Tag: twiliner

  • Luxury Overnight Buses as an Alternative to Flying

    I recently came across an intercity bus service starting up in Europe that I haven’t been able to stop thinking about. It’s an overnight bus, but not in the usual sense. Instead of upright seats and cramped legroom, the buses are built around fully lie-flat seats, similar to what you’d find in first class on a long-haul flight.

    Floor plan of a European luxury sleeper bus

    The idea is almost obvious once you hear it. Airlines already know how to make seats people can actually sleep in for eight or ten hours. So what happens if you take that same idea and put it on a bus, where the trip is slower but much cheaper to operate? At that point the comparison is no longer bus versus plane, but time versus comfort.

    If the entire trip happens while you’re asleep, the extra travel time matters a lot less. You board at night, go to sleep, and wake up somewhere else. There’s no early alarm, no airport security, and no sitting upright trying to doze for ninety uncomfortable minutes. In the best case, it barely feels like travel at all.

    Where this really starts to make sense is for trips that are just a bit too long to drive comfortably in one day. I live in Charlotte, North Carolina, and some of my family lives in Orlando. That drive is about eight hours on a good day. It’s long enough that you lose a full day to it, but short enough that flying can feel like overkill once you factor in the airport time.

    An overnight bus fits almost perfectly there. You leave Charlotte around 10 p.m., sleep through the night, and arrive in Orlando early the next morning. You didn’t spend the day driving, and you didn’t spend the night in a hotel. You just… arrived.

    That said, there’s one part of the European implementation that I think really works against the whole idea. Many of these routes include multiple intermediate stops. A single bus might start in one city, stop in several others along the way, and keep going past your destination.

    That sounds efficient on paper, but it creates a real problem for passengers. If you’re getting off at one of those intermediate cities, you may be forced to wake up at two or three in the morning. At that point the magic is gone. You’re tired, it’s dark, and there’s nowhere to go. Now you need a hotel anyway, which defeats one of the biggest advantages of the service.

    I think these routes should be strictly point to point. One bus per corridor. Charlotte to Orlando. Charlotte to Tampa. Charlotte to Miami. Airlines fill planes on these routes every single day. There’s no reason a well-designed overnight bus couldn’t fill up too.

    Going point to point also opens up something I think is crucial: treating the bus more like a hotel than a vehicle. Imagine arriving at your destination at 6 a.m. but not being forced off the bus immediately. Instead, your ticket includes a checkout time, maybe 9 or 10 a.m. If you want to get up and leave right away, you can. If you want to keep sleeping, you can do that too.

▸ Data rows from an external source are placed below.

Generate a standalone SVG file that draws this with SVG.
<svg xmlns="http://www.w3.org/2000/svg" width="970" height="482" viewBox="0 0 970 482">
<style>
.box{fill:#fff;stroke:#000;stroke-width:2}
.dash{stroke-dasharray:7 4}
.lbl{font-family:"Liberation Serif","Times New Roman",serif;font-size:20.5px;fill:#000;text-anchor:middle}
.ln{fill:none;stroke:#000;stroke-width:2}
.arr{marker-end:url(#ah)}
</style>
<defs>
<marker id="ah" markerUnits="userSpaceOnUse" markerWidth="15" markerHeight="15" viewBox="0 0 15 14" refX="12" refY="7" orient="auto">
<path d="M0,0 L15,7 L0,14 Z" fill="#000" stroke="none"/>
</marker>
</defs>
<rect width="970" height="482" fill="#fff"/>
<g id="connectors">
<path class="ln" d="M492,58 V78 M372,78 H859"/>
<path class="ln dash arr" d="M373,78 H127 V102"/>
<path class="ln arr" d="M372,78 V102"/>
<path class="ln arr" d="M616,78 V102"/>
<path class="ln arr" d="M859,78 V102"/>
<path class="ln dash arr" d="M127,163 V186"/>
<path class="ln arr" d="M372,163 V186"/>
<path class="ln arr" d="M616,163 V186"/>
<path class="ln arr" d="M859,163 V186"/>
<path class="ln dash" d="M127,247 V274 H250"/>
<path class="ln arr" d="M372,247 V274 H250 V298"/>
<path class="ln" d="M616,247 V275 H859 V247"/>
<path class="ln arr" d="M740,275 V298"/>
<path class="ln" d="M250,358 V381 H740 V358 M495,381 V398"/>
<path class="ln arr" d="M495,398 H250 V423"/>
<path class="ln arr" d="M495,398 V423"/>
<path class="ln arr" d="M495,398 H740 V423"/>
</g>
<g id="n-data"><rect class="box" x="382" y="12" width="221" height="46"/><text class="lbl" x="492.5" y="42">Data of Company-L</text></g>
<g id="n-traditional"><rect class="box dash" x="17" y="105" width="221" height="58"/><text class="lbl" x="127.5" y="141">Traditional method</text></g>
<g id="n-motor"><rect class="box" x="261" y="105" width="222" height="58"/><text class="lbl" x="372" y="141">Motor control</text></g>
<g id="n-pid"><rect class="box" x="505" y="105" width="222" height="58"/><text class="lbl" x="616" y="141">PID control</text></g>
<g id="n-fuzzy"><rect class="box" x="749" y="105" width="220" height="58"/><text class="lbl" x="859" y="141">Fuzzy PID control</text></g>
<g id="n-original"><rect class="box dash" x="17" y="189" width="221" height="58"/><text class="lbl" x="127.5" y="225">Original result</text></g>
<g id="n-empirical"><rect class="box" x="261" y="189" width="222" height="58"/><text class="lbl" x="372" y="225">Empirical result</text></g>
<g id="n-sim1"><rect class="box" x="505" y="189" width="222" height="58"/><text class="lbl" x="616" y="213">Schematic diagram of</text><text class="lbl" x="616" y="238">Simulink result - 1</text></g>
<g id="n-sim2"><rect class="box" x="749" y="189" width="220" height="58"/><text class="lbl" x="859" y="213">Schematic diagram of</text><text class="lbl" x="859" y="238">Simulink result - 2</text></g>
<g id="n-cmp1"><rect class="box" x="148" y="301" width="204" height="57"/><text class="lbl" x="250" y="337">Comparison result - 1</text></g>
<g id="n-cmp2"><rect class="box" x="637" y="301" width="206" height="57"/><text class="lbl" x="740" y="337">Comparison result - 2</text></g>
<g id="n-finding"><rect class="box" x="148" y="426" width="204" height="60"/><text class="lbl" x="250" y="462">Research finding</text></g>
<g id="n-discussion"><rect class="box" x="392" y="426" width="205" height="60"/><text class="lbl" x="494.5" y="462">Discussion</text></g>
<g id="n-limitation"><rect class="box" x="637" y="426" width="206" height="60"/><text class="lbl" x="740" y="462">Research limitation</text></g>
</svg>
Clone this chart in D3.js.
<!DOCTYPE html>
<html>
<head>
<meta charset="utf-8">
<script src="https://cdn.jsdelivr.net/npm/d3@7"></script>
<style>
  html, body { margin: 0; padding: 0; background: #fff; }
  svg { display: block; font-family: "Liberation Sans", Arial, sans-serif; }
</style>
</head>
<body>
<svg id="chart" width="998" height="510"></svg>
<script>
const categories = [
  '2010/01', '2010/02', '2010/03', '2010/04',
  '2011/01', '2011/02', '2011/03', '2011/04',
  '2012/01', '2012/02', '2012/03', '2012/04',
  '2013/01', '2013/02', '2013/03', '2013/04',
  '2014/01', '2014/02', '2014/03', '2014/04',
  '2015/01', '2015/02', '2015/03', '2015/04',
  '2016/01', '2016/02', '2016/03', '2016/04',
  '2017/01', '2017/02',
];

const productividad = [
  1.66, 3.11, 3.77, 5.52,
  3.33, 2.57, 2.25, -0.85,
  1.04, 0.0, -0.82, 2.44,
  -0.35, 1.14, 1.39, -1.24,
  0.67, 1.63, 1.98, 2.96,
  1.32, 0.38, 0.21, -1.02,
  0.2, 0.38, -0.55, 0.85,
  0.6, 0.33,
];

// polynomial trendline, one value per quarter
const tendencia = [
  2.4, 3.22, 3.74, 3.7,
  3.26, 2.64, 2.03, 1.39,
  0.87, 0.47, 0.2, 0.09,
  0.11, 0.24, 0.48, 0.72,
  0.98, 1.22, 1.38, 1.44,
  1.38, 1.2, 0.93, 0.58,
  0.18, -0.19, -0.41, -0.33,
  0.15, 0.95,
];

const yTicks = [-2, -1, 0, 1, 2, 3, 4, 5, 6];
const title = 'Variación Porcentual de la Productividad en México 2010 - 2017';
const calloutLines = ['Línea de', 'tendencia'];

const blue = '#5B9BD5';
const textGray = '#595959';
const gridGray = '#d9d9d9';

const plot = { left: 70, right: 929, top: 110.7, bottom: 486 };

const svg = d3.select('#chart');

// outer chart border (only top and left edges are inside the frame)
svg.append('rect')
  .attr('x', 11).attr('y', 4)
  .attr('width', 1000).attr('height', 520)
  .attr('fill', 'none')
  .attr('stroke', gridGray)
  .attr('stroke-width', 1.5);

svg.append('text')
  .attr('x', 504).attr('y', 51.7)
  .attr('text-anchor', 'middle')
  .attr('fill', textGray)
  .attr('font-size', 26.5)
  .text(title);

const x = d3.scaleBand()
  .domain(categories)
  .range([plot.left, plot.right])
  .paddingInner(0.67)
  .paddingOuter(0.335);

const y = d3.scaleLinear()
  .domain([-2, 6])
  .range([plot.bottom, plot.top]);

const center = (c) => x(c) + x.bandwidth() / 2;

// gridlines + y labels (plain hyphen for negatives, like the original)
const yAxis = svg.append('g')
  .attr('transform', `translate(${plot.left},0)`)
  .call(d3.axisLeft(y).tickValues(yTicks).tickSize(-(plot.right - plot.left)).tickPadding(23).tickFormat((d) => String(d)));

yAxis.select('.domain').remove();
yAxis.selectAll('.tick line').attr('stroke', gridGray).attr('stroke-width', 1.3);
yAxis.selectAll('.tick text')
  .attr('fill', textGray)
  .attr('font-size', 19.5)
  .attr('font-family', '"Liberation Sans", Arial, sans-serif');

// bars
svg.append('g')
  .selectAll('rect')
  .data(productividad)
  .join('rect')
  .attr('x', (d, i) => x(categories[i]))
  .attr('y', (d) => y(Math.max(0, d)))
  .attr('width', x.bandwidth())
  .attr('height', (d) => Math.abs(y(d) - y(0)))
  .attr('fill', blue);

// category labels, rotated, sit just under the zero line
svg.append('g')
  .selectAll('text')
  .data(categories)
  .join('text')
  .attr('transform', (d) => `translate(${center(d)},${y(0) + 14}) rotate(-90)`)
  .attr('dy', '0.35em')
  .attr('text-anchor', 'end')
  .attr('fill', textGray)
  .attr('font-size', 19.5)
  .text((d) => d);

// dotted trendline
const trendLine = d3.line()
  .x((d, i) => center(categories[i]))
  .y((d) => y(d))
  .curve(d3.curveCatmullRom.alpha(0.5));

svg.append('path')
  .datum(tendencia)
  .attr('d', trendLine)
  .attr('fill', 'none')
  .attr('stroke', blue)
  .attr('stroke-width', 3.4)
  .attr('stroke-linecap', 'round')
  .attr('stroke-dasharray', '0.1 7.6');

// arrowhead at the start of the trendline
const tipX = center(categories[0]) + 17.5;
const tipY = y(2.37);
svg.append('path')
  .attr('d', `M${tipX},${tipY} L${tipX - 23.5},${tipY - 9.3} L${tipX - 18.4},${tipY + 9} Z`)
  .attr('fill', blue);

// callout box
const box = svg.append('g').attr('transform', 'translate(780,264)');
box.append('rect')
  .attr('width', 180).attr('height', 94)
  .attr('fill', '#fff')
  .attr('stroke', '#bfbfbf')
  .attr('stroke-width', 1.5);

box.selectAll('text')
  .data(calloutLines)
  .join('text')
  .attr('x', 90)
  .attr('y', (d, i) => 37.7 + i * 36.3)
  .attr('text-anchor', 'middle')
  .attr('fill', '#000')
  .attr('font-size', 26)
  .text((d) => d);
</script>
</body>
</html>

    That small change makes a huge difference. It turns the experience into transportation plus lodging, rather than just a long ride.

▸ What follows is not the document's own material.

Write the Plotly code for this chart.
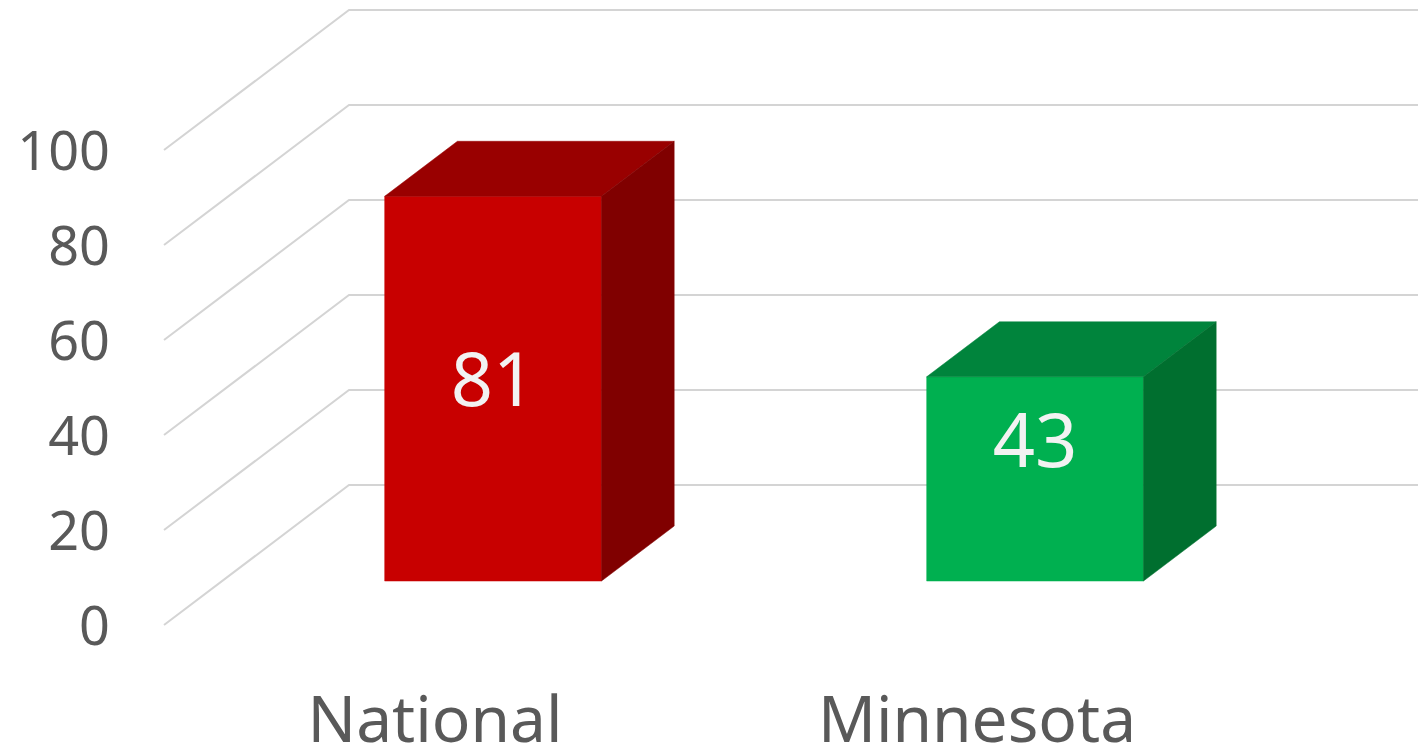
import plotly.graph_objects as go

# ---- data ----
categories = ["National", "Minnesota"]
values = [81, 43]
front_colors = ["#C80000", "#00B050"]
top_colors = ["#990000", "#00843C"]
side_colors = ["#800000", "#006F2F"]
y_ticks = [0, 20, 40, 60, 80, 100]
y_tick_labels = ["0", "20", "40", "60", "80", "100"]

# ---- geometry (pseudo-3D projection) ----
PAGE_W, PAGE_H = 1426, 748
OFF = 8          # default page body margin
W, H = PAGE_W - OFF, PAGE_H - OFF
PX = 542.0      # pixels per category
X0 = 435.0      # page pixel of first category at front plane
PY = 4.75       # pixels per value unit
Y0 = 625.0      # page pixel of value 0 at front plane
DX = 185.0 / PX  # wall depth (x, category units)
DY = 140.0 / PY  # wall depth (y, value units)
HALF = 0.2       # bar half width
DF, DB = 0.314, 0.707  # bar front/back depth fraction

xr = [(OFF - X0) / PX, (PAGE_W - X0) / PX]
yr = [-(PAGE_H - Y0) / PY, (Y0 - OFF) / PY]


def pt(x, v, d):
    return x + d * DX, v + d * DY


fig = go.Figure()

# gridlines: left wall diagonals + back wall horizontals
gx, gy = [], []
for t in y_ticks:
    a = pt(-0.5, t, 0)
    b = pt(-0.5, t, 1)
    c = pt(len(categories) - 0.5 + 0.2, t, 1)
    gx += [a[0], b[0], c[0], None]
    gy += [a[1], b[1], c[1], None]
fig.add_trace(go.Scatter(x=gx, y=gy, mode="lines",
                         line=dict(color="#D4D4D4", width=2),
                         hoverinfo="skip", showlegend=False))

# bars
for i, v in enumerate(values):
    faces = [
        ([pt(i - HALF, 0, DF), pt(i + HALF, 0, DF), pt(i + HALF, v, DF), pt(i - HALF, v, DF)], front_colors[i]),
        ([pt(i - HALF, v, DF), pt(i + HALF, v, DF), pt(i + HALF, v, DB), pt(i - HALF, v, DB)], top_colors[i]),
        ([pt(i + HALF, 0, DF), pt(i + HALF, 0, DB), pt(i + HALF, v, DB), pt(i + HALF, v, DF)], side_colors[i]),
    ]
    for poly, col in faces:
        xs = [p[0] for p in poly] + [poly[0][0]]
        ys = [p[1] for p in poly] + [poly[0][1]]
        fig.add_trace(go.Scatter(x=xs, y=ys, mode="lines", fill="toself",
                                 fillcolor=col, line=dict(color=col, width=0.5),
                                 hoverinfo="skip", showlegend=False))

# data labels
lx = [pt(i, 0, DF)[0] for i in range(len(values))]
ly = [DF * DY + 0.34 * v + 13.3 for v in values]
fig.add_trace(go.Scatter(x=lx, y=ly, mode="text", text=[str(v) for v in values],
                         textposition="middle center",
                         textfont=dict(family="Noto Sans", size=74, color="#F2F2F2"),
                         hoverinfo="skip", showlegend=False))

# category labels
fig.add_trace(go.Scatter(x=list(range(len(categories))), y=[-21.3] * len(categories),
                         mode="text", text=categories, textposition="middle center",
                         textfont=dict(family="Noto Sans", size=64, color="#595959"),
                         hoverinfo="skip", showlegend=False))

# y tick labels
fig.add_trace(go.Scatter(x=[-0.5 - 54 / PX] * len(y_ticks), y=[t - 1.3 for t in y_ticks],
                         mode="text", text=y_tick_labels, textposition="middle left",
                         textfont=dict(family="Noto Sans", size=54, color="#595959"),
                         hoverinfo="skip", showlegend=False))

fig.update_layout(
    width=W, height=H, autosize=False,
    margin=dict(l=0, r=0, t=0, b=0, pad=0),
    paper_bgcolor="white", plot_bgcolor="white",
    xaxis=dict(range=xr, visible=False, fixedrange=True),
    yaxis=dict(range=yr, visible=False, fixedrange=True),
    showlegend=False,
)

fig.write_html("out.html")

    Once you think about it that way, other details fall into place. Clean bathrooms are non-negotiable. Food should be available, even if it’s simple. A small breakfast option at the arrival depot would make mornings feel less rushed. Luggage handling could work the same way hotels do, with a claim system so people can leave when they’re ready instead of all at once.

    In theory, you could even plan trips where you string together several of these overnight routes and barely use hotels at all.

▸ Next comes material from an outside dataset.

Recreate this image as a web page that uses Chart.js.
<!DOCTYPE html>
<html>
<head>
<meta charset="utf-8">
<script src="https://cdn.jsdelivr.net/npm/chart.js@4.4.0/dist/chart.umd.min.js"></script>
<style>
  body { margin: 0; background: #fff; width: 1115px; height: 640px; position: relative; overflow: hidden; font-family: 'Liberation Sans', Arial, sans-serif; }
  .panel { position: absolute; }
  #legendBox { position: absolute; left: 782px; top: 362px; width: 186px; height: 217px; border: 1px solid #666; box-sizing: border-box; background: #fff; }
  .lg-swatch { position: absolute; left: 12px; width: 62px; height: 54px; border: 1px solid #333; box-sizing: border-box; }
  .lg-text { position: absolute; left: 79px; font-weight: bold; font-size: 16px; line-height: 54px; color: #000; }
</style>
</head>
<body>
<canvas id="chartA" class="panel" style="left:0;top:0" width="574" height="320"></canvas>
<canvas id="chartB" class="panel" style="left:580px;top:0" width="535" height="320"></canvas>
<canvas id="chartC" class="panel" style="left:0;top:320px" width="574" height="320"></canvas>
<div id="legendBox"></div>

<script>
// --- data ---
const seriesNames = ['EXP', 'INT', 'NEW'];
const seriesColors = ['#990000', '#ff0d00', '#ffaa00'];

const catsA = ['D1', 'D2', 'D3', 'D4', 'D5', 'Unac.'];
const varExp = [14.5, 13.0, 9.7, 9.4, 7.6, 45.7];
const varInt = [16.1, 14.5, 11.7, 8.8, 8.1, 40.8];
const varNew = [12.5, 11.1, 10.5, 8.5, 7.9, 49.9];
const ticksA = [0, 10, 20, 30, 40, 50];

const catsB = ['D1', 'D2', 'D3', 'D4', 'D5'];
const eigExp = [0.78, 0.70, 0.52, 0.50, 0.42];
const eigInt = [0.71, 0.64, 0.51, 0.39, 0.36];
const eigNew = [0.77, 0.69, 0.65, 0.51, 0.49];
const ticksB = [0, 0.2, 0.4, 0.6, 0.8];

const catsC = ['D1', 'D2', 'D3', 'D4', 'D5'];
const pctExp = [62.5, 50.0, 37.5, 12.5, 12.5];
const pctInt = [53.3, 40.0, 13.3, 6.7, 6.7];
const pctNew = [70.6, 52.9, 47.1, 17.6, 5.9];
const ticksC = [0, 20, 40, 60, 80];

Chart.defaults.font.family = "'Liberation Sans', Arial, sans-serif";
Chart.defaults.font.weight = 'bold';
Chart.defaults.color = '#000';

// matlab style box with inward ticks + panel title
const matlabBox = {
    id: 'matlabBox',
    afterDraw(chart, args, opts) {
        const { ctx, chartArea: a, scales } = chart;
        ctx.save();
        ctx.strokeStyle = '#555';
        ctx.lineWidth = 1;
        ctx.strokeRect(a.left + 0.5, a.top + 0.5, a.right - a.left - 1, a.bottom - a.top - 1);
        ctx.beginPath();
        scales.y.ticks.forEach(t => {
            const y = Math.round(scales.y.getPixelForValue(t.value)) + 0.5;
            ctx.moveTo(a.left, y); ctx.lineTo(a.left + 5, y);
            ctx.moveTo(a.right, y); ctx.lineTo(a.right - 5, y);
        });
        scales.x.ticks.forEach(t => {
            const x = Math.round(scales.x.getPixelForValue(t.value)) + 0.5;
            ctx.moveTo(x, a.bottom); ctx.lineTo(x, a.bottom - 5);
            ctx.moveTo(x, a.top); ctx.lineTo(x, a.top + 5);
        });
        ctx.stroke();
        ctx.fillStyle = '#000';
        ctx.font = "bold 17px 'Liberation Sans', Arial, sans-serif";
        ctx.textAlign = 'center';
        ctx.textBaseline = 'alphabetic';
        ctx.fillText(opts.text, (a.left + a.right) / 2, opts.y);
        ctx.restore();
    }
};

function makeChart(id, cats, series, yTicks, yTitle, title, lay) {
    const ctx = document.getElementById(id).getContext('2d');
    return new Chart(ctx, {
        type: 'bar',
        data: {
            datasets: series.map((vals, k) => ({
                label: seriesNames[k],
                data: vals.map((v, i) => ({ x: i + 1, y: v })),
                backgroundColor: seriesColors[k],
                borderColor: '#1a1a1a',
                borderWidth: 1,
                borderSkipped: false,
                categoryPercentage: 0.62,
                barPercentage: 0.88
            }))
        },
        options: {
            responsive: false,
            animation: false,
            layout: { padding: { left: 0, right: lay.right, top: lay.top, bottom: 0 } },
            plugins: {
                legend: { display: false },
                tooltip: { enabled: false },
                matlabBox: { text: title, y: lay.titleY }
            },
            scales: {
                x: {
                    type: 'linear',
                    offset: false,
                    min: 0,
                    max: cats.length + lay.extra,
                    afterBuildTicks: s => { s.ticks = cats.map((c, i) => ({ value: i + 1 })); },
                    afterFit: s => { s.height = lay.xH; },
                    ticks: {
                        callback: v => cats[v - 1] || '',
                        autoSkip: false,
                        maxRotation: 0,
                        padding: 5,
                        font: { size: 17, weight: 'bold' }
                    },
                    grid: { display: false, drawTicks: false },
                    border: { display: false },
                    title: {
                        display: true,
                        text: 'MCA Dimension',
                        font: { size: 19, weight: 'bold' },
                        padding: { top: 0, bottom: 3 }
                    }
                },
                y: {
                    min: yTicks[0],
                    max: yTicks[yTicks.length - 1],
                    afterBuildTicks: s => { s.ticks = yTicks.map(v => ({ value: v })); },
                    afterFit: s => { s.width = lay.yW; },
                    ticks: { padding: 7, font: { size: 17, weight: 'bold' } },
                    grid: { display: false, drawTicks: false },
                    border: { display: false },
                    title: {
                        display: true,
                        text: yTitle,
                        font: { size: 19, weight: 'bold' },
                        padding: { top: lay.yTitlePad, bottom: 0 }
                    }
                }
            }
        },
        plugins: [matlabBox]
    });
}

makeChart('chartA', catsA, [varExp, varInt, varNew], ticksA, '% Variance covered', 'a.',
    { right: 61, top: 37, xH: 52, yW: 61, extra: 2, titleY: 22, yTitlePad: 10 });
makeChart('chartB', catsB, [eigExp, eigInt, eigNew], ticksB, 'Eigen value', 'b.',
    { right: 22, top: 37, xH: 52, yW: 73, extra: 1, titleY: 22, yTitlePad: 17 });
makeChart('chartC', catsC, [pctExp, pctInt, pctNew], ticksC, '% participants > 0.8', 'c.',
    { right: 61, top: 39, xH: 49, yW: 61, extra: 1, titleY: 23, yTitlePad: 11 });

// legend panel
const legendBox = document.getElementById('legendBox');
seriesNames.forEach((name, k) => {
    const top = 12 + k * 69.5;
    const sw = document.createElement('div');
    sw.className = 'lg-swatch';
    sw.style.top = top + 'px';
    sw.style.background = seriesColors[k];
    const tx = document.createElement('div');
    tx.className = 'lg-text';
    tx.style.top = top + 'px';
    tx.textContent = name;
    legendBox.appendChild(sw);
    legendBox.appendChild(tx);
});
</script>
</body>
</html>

    This kind of service feels especially relevant in the United States. We used to have a far more extensive passenger rail network, but much of it is gone now, and recreating it at a national scale would take decades. What we do have is a massive interstate highway network that already connects most major cities.

    Intercity buses can take advantage of that immediately. The infrastructure is already there, and it’s effectively subsidized. For trips in the seven-to-ten-hour range, a comfortable overnight bus could easily compete with flying for a lot of people.

    Looking further ahead, this gets even more interesting when you consider autonomous driving. Long highway stretches are exactly where autonomy performs best. If the bus doesn’t need a human driver, that role could shift toward an onboard attendant instead. Someone whose job is to help passengers, keep things running smoothly, and generally make the experience better.

    That kind of staffing change could actually improve the service rather than cheapen it.

    This isn’t going to replace planes, and it’s not meant to. Nobody is taking an overnight bus from the East Coast to the West Coast. But for the many city pairs that sit in that awkward middle distance, this feels like a genuinely underexplored option.

    I would be surprised if something like this doesn’t eventually appear in the U.S. Once someone gets the execution right, it’s the kind of idea that feels obvious in hindsight.